Wales targets 1,800 hectares of peatland restoration a year to store carbon and curb floods

On the moorlands of Wales, Dr Peter Jones, a scientist nicknamed “The Bogfather,” has spent 30 years on peatland restoration, reviving bogs and fens that rank among the most concentrated carbon stores in the country.
Peatlands hold 30% of Wales’ land-based carbon while covering only 4% of its surface, according to the National Peatland Action Programme. Yet about 90% are degraded, which means they now leak greenhouse gases instead of storing them.
That matters well beyond conservation. Restoring peat offers a nature-based route to cut emissions, slow flooding and create natural firebreaks, and it intersects directly with agriculture, since draining bogs for farming drove much of the damage in the first place.
Why peatland restoration matters for carbon and water
Healthy peatland slows the flow of water, helping prevent flooding, and can act as a firebreak during wildfires, both of which are expected to become more frequent as the climate warms. The engine of a functioning bog is sphagnum moss, which can hold 20 times its own weight in water and steadily builds new peat. Where peat is damaged it becomes far more prone to erosion, leaving bare “peat cliffs” scoured down toward bedrock.
How draining for agriculture degraded Welsh bogs
The scale of degradation is rooted in land use. Because peatland was long seen as having little value, trees were planted on it and farmers were encouraged to drain it for agriculture, while rural communities cut peat as fuel.

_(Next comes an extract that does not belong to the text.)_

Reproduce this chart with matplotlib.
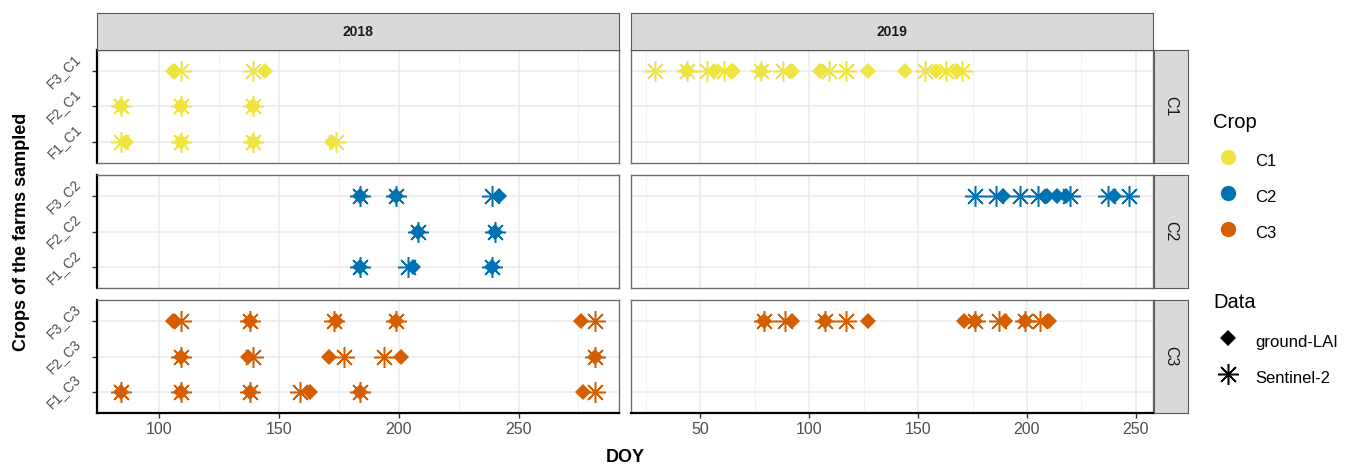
import matplotlib.pyplot as plt
from matplotlib.lines import Line2D
from matplotlib.ticker import MultipleLocator

plt.rcParams['font.family'] = ['Liberation Sans', 'DejaVu Sans']

years = ["2018", "2019"]
crops = ["C1", "C2", "C3"]
farms = ["F1", "F2", "F3"]
crop_colors = ["#F0E442", "#0072B2", "#D55E00"]

# sampling dates (DOY), one list per farm: F1, F2, F3
lai_2018_c1 = [[86, 109, 139, 172], [84, 109, 139], [106, 144]]
s2_2018_c1 = [[84, 109, 139, 174], [84, 109, 139], [109, 139]]
lai_2018_c2 = [[184, 206, 239], [208, 240], [184, 199, 242]]
s2_2018_c2 = [[184, 204, 239], [208, 240], [184, 199, 239]]
lai_2018_c3 = [[84, 109, 138, 163, 184, 277], [109, 137, 171, 201, 282], [106, 138, 174, 199, 276]]
s2_2018_c3 = [[84, 109, 138, 159, 184, 282], [109, 139, 177, 194, 282], [109, 138, 173, 199, 282]]

lai_2019_c1 = [[], [], [44, 56, 65, 78, 92, 105, 127, 144, 158, 168]]
s2_2019_c1 = [[], [], [29, 44, 53, 61, 78, 88, 109, 117, 153, 163, 170]]
lai_2019_c2 = [[], [], [189, 209, 214, 218, 240]]
s2_2019_c2 = [[], [], [176, 186, 197, 205, 220, 237, 247]]
lai_2019_c3 = [[], [], [79, 92, 107, 127, 171, 176, 190, 199, 210]]
s2_2019_c3 = [[], [], [79, 89, 107, 117, 176, 187, 199, 206]]

lai = {"2018": [lai_2018_c1, lai_2018_c2, lai_2018_c3],
       "2019": [lai_2019_c1, lai_2019_c2, lai_2019_c3]}
s2 = {"2018": [s2_2018_c1, s2_2018_c2, s2_2018_c3],
      "2019": [s2_2019_c1, s2_2019_c2, s2_2019_c3]}

W, H = 1349, 469
fig = plt.figure(figsize=(W / 100, H / 100), dpi=100)


def box(x, y, w, h):
    return [x / W, 1 - (y + h) / H, w / W, h / H]


ASTER = (8, 2, 0)
DIA_MS = 8
AST_MS = 15
col_x = [97, 631]
col_w = 522
row_y = [50, 175, 300]
row_h = 113
text_grey = "#4D4D4D"

for j, yr in enumerate(years):
    # shared x range within each year column, 5% padding like ggplot
    vals = [d for c in lai[yr] + s2[yr] for f in c for d in f]
    lo, hi = min(vals), max(vals)
    pad = (hi - lo) * 0.05
    for i, crop in enumerate(crops):
        ax = fig.add_axes(box(col_x[j], row_y[i], col_w, row_h))
        col = crop_colors[i]
        for k in range(3):
            g = lai[yr][i][k]
            s = s2[yr][i][k]
            ax.plot(g, [k + 1] * len(g), ls="none", marker="D", ms=DIA_MS,
                    mew=0, color=col, zorder=3)
            ax.plot(s, [k + 1] * len(s), ls="none", marker=ASTER, ms=AST_MS,
                    mew=1.1, color=col, zorder=3)
        ax.set_xlim(lo - pad, hi + pad)
        ax.set_ylim(0.4, 3.6)
        ax.xaxis.set_major_locator(MultipleLocator(50))
        ax.xaxis.set_minor_locator(MultipleLocator(25))
        ax.set_yticks([1, 2, 3])
        ax.grid(True, which="major", color="#EBEBEB", lw=1.1, zorder=0)
        ax.grid(True, which="minor", axis="x", color="#F2F2F2", lw=0.7, zorder=0)
        ax.set_axisbelow(True)
        ax.tick_params(which="minor", length=0)
        ax.tick_params(which="major", length=3.5, width=1, color="#333333",
                       labelcolor=text_grey)
        for sp in ax.spines.values():
            sp.set_color("#6E6E6E")
            sp.set_linewidth(1.0)
        if j == 0:
            ax.set_yticklabels([f"{f}_{crop}" for f in farms], rotation=45,
                               ha="right", va="center", fontsize=10)
            ax.tick_params(axis="y", pad=6)
            ax.spines["left"].set_color("black")
            ax.spines["left"].set_linewidth(1.6)
        else:
            ax.tick_params(axis="y", left=False, labelleft=False)
        if i == 2:
            ax.tick_params(axis="x", labelsize=11.5, pad=3)
            ax.spines["bottom"].set_color("black")
            ax.spines["bottom"].set_linewidth(1.6)
        else:
            ax.tick_params(axis="x", bottom=False, labelbottom=False)

# facet strips
for j, yr in enumerate(years):
    st = fig.add_axes(box(col_x[j], 13, col_w, 37))
    st.set_facecolor("#D9D9D9")
    st.set_xticks([])
    st.set_yticks([])
    for sp in st.spines.values():
        sp.set_color("#5A5A5A")
    st.text(0.5, 0.5, yr, ha="center", va="center", fontsize=10,
            fontweight="bold", color="#1A1A1A", transform=st.transAxes)

for i, crop in enumerate(crops):
    st = fig.add_axes(box(1154, row_y[i], 34, row_h))
    st.set_facecolor("#D9D9D9")
    st.set_xticks([])
    st.set_yticks([])
    for sp in st.spines.values():
        sp.set_color("#5A5A5A")
    st.text(0.5, 0.5, crop, ha="center", va="center", fontsize=11.5,
            rotation=-90, color="#1A1A1A", transform=st.transAxes)

fig.text(22 / W, 1 - 232 / H, "Crops of the farms sampled", rotation=90,
         ha="center", va="center", fontsize=13, fontweight="bold")
fig.text(625 / W, 1 - 457 / H, "DOY", ha="center", va="center",
         fontsize=13, fontweight="bold")

# legends: titles as plain text, keys below them
leg_kw = dict(loc="upper left", frameon=False, fontsize=12, borderpad=0,
              borderaxespad=0, handlelength=1.8, handletextpad=0.75,
              handleheight=2.0, labelspacing=0.62)
fig.text(1213 / W, 1 - 122 / H, "Crop", ha="left", va="center", fontsize=14.5)
crop_handles = [Line2D([], [], ls="none", marker="o", ms=11, mew=0, color=c)
                for c in crop_colors]
fig.legend(crop_handles, crops, bbox_to_anchor=(1213 / W, 1 - 148 / H),
           **leg_kw)

fig.text(1213 / W, 1 - 302 / H, "Data", ha="left", va="center", fontsize=14.5)
data_handles = [Line2D([], [], ls="none", marker="D", ms=DIA_MS, mew=0,
                       color="black"),
                Line2D([], [], ls="none", marker=ASTER, ms=AST_MS, mew=1.1,
                       color="black")]
fig.legend(data_handles, ["ground-LAI", "Sentinel-2"],
           bbox_to_anchor=(1213 / W, 1 - 329 / H), **leg_kw)

fig.savefig("out.png", dpi=100)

The farming link cuts both ways today: rewetting drained land is central to restoration, and the wider push to protect peat is also reshaping horticulture, where growers are shifting toward peat-free growing media to reduce the extraction that damages these habitats.
A 1,800-hectare-a-year restoration target
There are more than 100 ways to restore peatland, from blocking drains and ditches to re-establishing bog vegetation. The process is slow: healthy peat accumulates only about 1 millimeter a year, so 1 meter (3.3 feet) can take up to 1,000 years to form. Wales has committed to restoring around 1,800 hectares a year by the end of 2030-31, part of a wider effort that earned Jones, a Cardiff University plant scientist, an MBE in 2024 for services to Welsh peatlands.
The window to protect these carbon stores is narrowing. Jones warned that the task will get harder as the climate changes because “there’ll be less rainfall in the summer,” drying out the very ground that restoration depends on. Research is also testing dual uses for recovered land, including solar arrays on rewetted peatlands that could pair clean power with biodiversity gains.